Do this by first creating a list of features, and then using that list to create the dataframe that you'll use to fit the model. 

In [None]:
# Create the list of features below
feature_names = ___

# Select data corresponding to features in feature_names
X = ____

Now first take a look at your data before we start building a model for it. 

** Task assignment **

* Import LinearRegression from `sklearn.linear_model`, `mean_squared_error` from `sklearn.metrics`, and `train_test_split` from `sklearn.model_selection`.
* Using `X` and `y`, create training and test sets such that 30% is used for testing and 70% for training.

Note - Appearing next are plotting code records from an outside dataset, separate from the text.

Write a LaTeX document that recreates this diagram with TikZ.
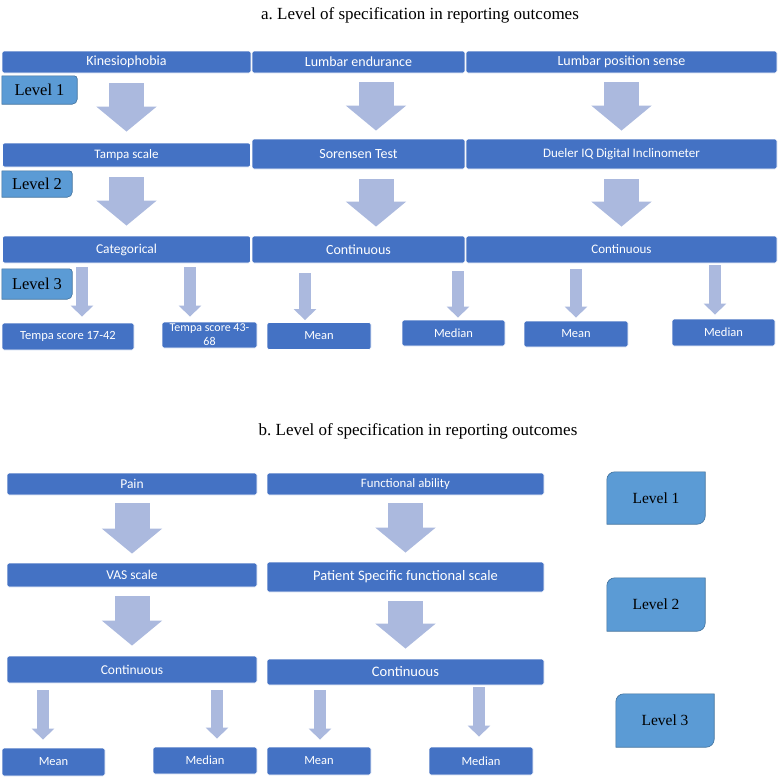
\documentclass[tikz,border=0pt]{standalone}
\usepackage{fontspec}
\setmainfont{Liberation Serif}
\newfontfamily\boxfont{Carlito}
\usetikzlibrary{shapes, arrows.meta, backgrounds}

\definecolor{boxblue}{HTML}{4472C4}
\definecolor{levelblue}{HTML}{5B9BD5}
\definecolor{leveledge}{HTML}{41719C}
\definecolor{arrowblue}{HTML}{ABB9DE}

\begin{document}
\begin{tikzpicture}[x=1pt, y=1pt, node distance=93pt]
    \tikzstyle{block} = [rectangle, draw=white, line width=0.8pt, fill=boxblue, text=white, rounded corners=2pt, inner sep=0pt, text centered, font=\boxfont\fontsize{14}{16}\selectfont]
    \tikzstyle{leaf} = [block, minimum width=104pt, minimum height=27pt, font=\boxfont\fontsize{12.5}{14}\selectfont]
    \tikzstyle{lvl} = [inner sep=0pt, text=black, font=\fontsize{16.5}{18}\selectfont]
    \tikzstyle{lvlshape} = [fill=levelblue, draw=leveledge, line width=0.6pt]
    \tikzstyle{bigline} = [draw=arrowblue, line width=35pt, -{Triangle[width=59pt, length=25pt]}]
    \tikzstyle{smallline} = [draw=arrowblue, line width=12pt, -{Triangle[width=22pt, length=11pt]}]
    \tikzstyle{title} = [font=\fontsize{17}{20}\selectfont]

    \useasboundingbox (0,0) rectangle (780,-780);

    % Titles
    \node [title] (titleA) at (420,-15) {a.\ Level of specification in reporting outcomes};
    \node [title] (titleB) at (418,-431) {b.\ Level of specification in reporting outcomes};

    % Part a
    \node [block, minimum width=249pt, minimum height=22pt] (kin) at (126.5,-62) {Kinesiophobia};
    \node [block, minimum width=213pt, minimum height=22pt] (lend) at (358.5,-62) {Lumbar endurance};
    \node [block, minimum width=311pt, minimum height=22pt] (lpos) at (621.5,-62) {Lumbar position sense};
    \node [block, below of=kin, minimum width=248pt, minimum height=24pt, font=\boxfont\fontsize{13}{15}\selectfont] (tampa) {Tampa scale};
    \node [block, below of=lend, node distance=92pt, minimum width=213pt, minimum height=30pt] (sor) {Sorensen Test};
    \node [block, below of=lpos, node distance=92pt, minimum width=311pt, minimum height=30pt, font=\boxfont\fontsize{13}{15}\selectfont] (dueler) {Dueler IQ Digital Inclinometer};
    \node [block, below of=tampa, node distance=94.5pt, minimum width=248pt, minimum height=27pt, font=\boxfont\fontsize{13.5}{15}\selectfont] (cat) {Categorical};
    \node [block, below of=sor, node distance=95.5pt, minimum width=213pt, minimum height=27pt] (contA1) {Continuous};
    \node [block, below of=dueler, node distance=95.5pt, minimum width=311pt, minimum height=27pt, font=\boxfont\fontsize{13}{15}\selectfont] (contA2) {Continuous};

    \node [leaf, minimum width=132pt] (tA) at (68,-336.5) {Tempa score 17-42};
    \node [leaf, minimum width=95pt, minimum height=26pt, align=center, font=\boxfont\fontsize{12}{14}\selectfont] (tB) at (209.5,-335) {Tempa score 43-\\68};
    \node [leaf] (mA1) at (319,-336) {Mean};
    \node [leaf, minimum width=103pt, minimum height=26pt] (mdA1) at (453.5,-333) {Median};
    \node [leaf, minimum height=26pt] (mA2) at (576,-334) {Mean};
    \node [leaf, minimum width=103pt] (mdA2) at (723.5,-332.5) {Median};

    \node [lvl, minimum width=75pt, minimum height=28pt] (lvA1) at (39.5,-90) {Level 1};
    \node [lvl, minimum width=70pt, minimum height=26pt] (lvA2) at (37,-184) {Level 2};
    \node [lvl, minimum width=70pt, minimum height=30pt] (lvA3) at (37,-284) {Level 3};

    % Part b
    \node [block, minimum width=250pt, minimum height=22pt, font=\boxfont\fontsize{13.5}{15}\selectfont] (pain) at (132,-484) {Pain};
    \node [block, minimum width=277pt, minimum height=22pt, font=\boxfont\fontsize{12.8}{14}\selectfont] (func) at (405.5,-484) {Functional ability};
    \node [block, below of=pain, node distance=91pt, minimum width=250pt, minimum height=24pt, font=\boxfont\fontsize{13.5}{15}\selectfont] (vas) {VAS scale};
    \node [block, below of=func, minimum width=277pt, minimum height=30pt, font=\boxfont\fontsize{14.5}{16}\selectfont] (psfs) {Patient Specific functional scale};
    \node [block, below of=vas, node distance=94.5pt, minimum width=250pt, minimum height=27pt, font=\boxfont\fontsize{13.5}{15}\selectfont] (contB1) {Continuous};
    \node [block, below of=psfs, node distance=95pt, minimum width=277pt, minimum height=26pt, font=\boxfont\fontsize{14.5}{16}\selectfont] (contB2) {Continuous};

    \node [leaf, minimum width=103pt, minimum height=28pt] (mB1) at (53.5,-762) {Mean};
    \node [leaf] (mdB1) at (205,-760.5) {Median};
    \node [leaf, minimum height=28pt] (mB2) at (319,-761) {Mean};
    \node [leaf, minimum height=28pt] (mdB2) at (481,-761) {Median};

    \node [lvl, minimum width=98pt, minimum height=52pt, font=\fontsize{15.5}{17}\selectfont] (lvB1) at (656,-498) {Level 1};
    \node [lvl, minimum width=98pt, minimum height=53pt, font=\fontsize{15.5}{17}\selectfont] (lvB2) at (656,-604.5) {Level 2};
    \node [lvl, minimum width=98pt, minimum height=53pt, font=\fontsize{15.5}{17}\selectfont] (lvB3) at (665,-720.5) {Level 3};

    % Level tags
    \begin{scope}[on background layer]
        \foreach \n in {lvA1, lvA2, lvA3}
            \path [lvlshape] (\n.north west) -- ([xshift=-3pt]\n.north east) arc[start angle=90, end angle=0, radius=3pt] -- ([yshift=5pt]\n.south east) arc[start angle=0, end angle=-90, radius=5pt] -- (\n.south west) -- cycle;
        \foreach \n in {lvB1, lvB2, lvB3}
            \path [lvlshape] ([yshift=-8pt]\n.north west) arc[start angle=180, end angle=90, radius=8pt] -- (\n.north east) -- ([yshift=8pt]\n.south east) arc[start angle=0, end angle=-90, radius=8pt] -- (\n.south west) -- cycle;
    \end{scope}

    % Big arrows
    \path [bigline, shorten <=10pt, shorten >=11pt] (kin) -- (tampa);
    \path [bigline, shorten <=9pt, shorten >=8pt] ([xshift=17.5pt]lend.south) -- ([xshift=17.5pt]sor.north);
    \path [bigline, shorten <=9pt, shorten >=8pt] (lpos) -- (dueler);
    \path [bigline, shorten <=10pt, shorten >=10pt] (tampa) -- (cat);
    \path [bigline, shorten <=10pt, shorten >=9pt] ([xshift=17.5pt]sor.south) -- ([xshift=17.5pt]contA1.north);
    \path [bigline, shorten <=10pt, shorten >=9pt] (dueler) -- (contA2);
    \path [bigline, shorten <=8pt, shorten >=9pt] (pain) -- (vas);
    \path [bigline, shorten <=9pt, shorten >=10pt] (vas) -- (contB1);
    \path [bigline, shorten <=8pt, shorten >=9pt] (func) -- (psfs);
    \path [bigline, shorten <=9pt, shorten >=10pt] (psfs) -- (contB2);

    % Small arrows
    \path [smallline, shorten <=4pt, shorten >=6pt] (cat.south -| 82,0) -- (tA.north -| 82,0);
    \path [smallline, shorten <=4pt, shorten >=5pt] (cat.south -| 190,0) -- (tB.north -| 190,0);
    \path [smallline, shorten <=10pt, shorten >=2pt] (contA1.south -| 305,0) -- (mA1.north -| 305,0);
    \path [smallline, shorten <=8pt, shorten >=2pt] (contA1.south -| 458,0) -- (mdA1.north -| 458,0);
    \path [smallline, shorten <=6pt, shorten >=3pt] (contA2.south -| 576,0) -- (mA2.north -| 576,0);
    \path [smallline, shorten <=2pt, shorten >=4pt] (contA2.south -| 715,0) -- (mdA2.north -| 715,0);
    \path [smallline, shorten <=7pt, shorten >=8pt] (contB1.south -| 43,0) -- (mB1.north -| 43,0);
    \path [smallline, shorten <=7pt, shorten >=8pt] (contB1.south -| 217,0) -- (mdB1.north -| 217,0);
    \path [smallline, shorten <=5pt, shorten >=7pt] (contB2.south -| 320,0) -- (mB2.north -| 320,0);
    \path [smallline, shorten <=2pt, shorten >=10pt] (contB2.south -| 479,0) -- (mdB2.north -| 479,0);

\end{tikzpicture}
\end{document}
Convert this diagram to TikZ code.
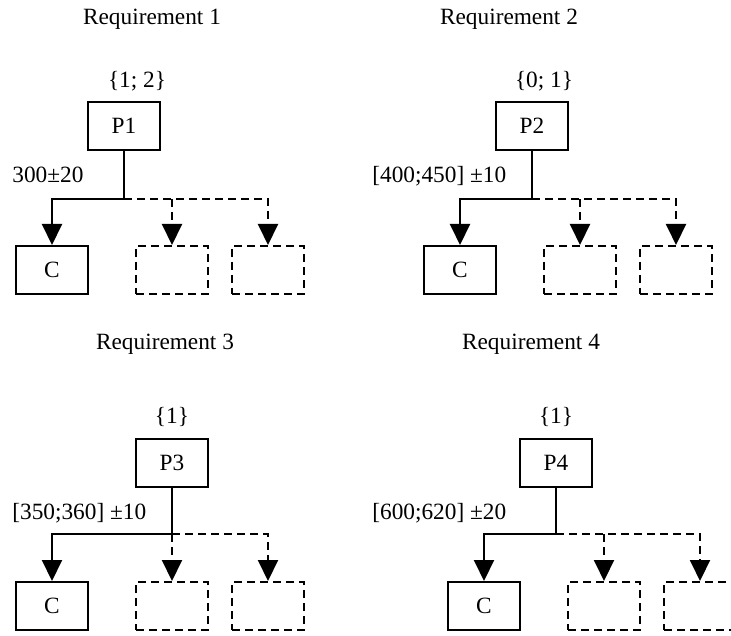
\documentclass[tikz,border=0pt]{standalone}
\usepackage{fontspec}
\setmainfont{Liberation Serif}
\usetikzlibrary{arrows.meta}

\begin{document}
\begin{tikzpicture}[x=0.5pt,y=-0.5pt,font=\fontsize{11.65}{14}\selectfont,
	box/.style={draw,line width=1pt,minimum width=36pt,minimum height=24pt,inner sep=0pt},
	ghost/.style={box,dash pattern=on 4pt off 2.5pt},
	link/.style={line width=1pt,-{Triangle[length=10.5pt,width=10pt]}},
	ghostlink/.style={link,dash pattern=on 4pt off 2.5pt},
	tag/.style={anchor=base west,inner sep=0pt}]
			\useasboundingbox (0,0) rectangle (731,635);
			% requirement 1
			\draw (152,25) node [anchor=base] (t1) {Requirement 1};
			\draw (137,81) node (s1) {\{1; 2\}};
			\draw (124,126) node [box] (p1) {P1};
			\draw (12,183) node [tag] (l1) {300±20};
			\draw (52,270) node [box] (c1) {C};
			\draw (172,270) node [ghost] (e1a) {};
			\draw (268,270) node [ghost] (e1b) {};
			\coordinate (b1) at (124,199);
			\draw[link] (p1.south) -- (b1) -| (c1.north);
			\draw[ghostlink] (b1) -| (e1b.north);
			\draw[ghostlink] (e1a.north |- b1) -- (e1a.north);
			% requirement 2
			\draw (509,25) node [anchor=base] (t2) {Requirement 2};
			\draw (544,81) node (s2) {\{0; 1\}};
			\draw (532,126) node [box] (p2) {P2};
			\draw (372,183) node [tag] (l2) {[400;450] ±10};
			\draw (460,270) node [box] (c2) {C};
			\draw (580,270) node [ghost] (e2a) {};
			\draw (676,270) node [ghost] (e2b) {};
			\coordinate (b2) at (532,199);
			\draw[link] (p2.south) -- (b2) -| (c2.north);
			\draw[ghostlink] (b2) -| (e2b.north);
			\draw[ghostlink] (e2a.north |- b2) -- (e2a.north);
			% requirement 3
			\draw (165,349) node [anchor=base] (t3) {Requirement 3};
			\draw (172,417) node (s3) {\{1\}};
			\draw (172,463) node [box] (p3) {P3};
			\draw (12,519) node [tag] (l3) {[350;360] ±10};
			\draw (52,606) node [box] (c3) {C};
			\draw (172,606) node [ghost] (e3a) {};
			\draw (268,606) node [ghost] (e3b) {};
			\coordinate (b3) at (172,534);
			\draw[link] (p3.south) -- (b3) -| (c3.north);
			\draw[ghostlink] (b3) -| (e3b.north);
			\draw[ghostlink] (e3a.north |- b3) -- (e3a.north);
			% requirement 4
			\draw (531,349) node [anchor=base] (t4) {Requirement 4};
			\draw (556,417) node (s4) {\{1\}};
			\draw (556,463) node [box] (p4) {P4};
			\draw (372,519) node [tag] (l4) {[600;620] ±20};
			\draw (484,606) node [box] (c4) {C};
			\draw (604,606) node [ghost] (e4a) {};
			\draw (700,606) node [ghost] (e4b) {};
			\coordinate (b4) at (556,534);
			\draw[link] (p4.south) -- (b4) -| (c4.north);
			\draw[ghostlink] (b4) -| (e4b.north);
			\draw[ghostlink] (e4a.north |- b4) -- (e4a.north);
		\end{tikzpicture}
\end{document}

Use a random state of 42.
* Create a linear regression regressor called reg_all, fit it to the training set, and evaluate it on the test set.
* Compute and print the $R^2$ score using the `.score()` method on the test set.
* Compute and print the RMSE. To do this, first compute the Mean Squared Error using the `mean_squared_error()` function with the arguments `y_test` and `y_pred`, and then take its square root using `np.sqrt()`.

Now let's compare that with a Decision Tree regressor model. 

** Task assignment **
* Import DecisionTreeRegressor from sklearn.tree.
* Create a new DecisionTreeRegressor model.
* Fit the model to your X_train, y_train data.
* Evaluate the performance (R^2 and RMSE) on the test set.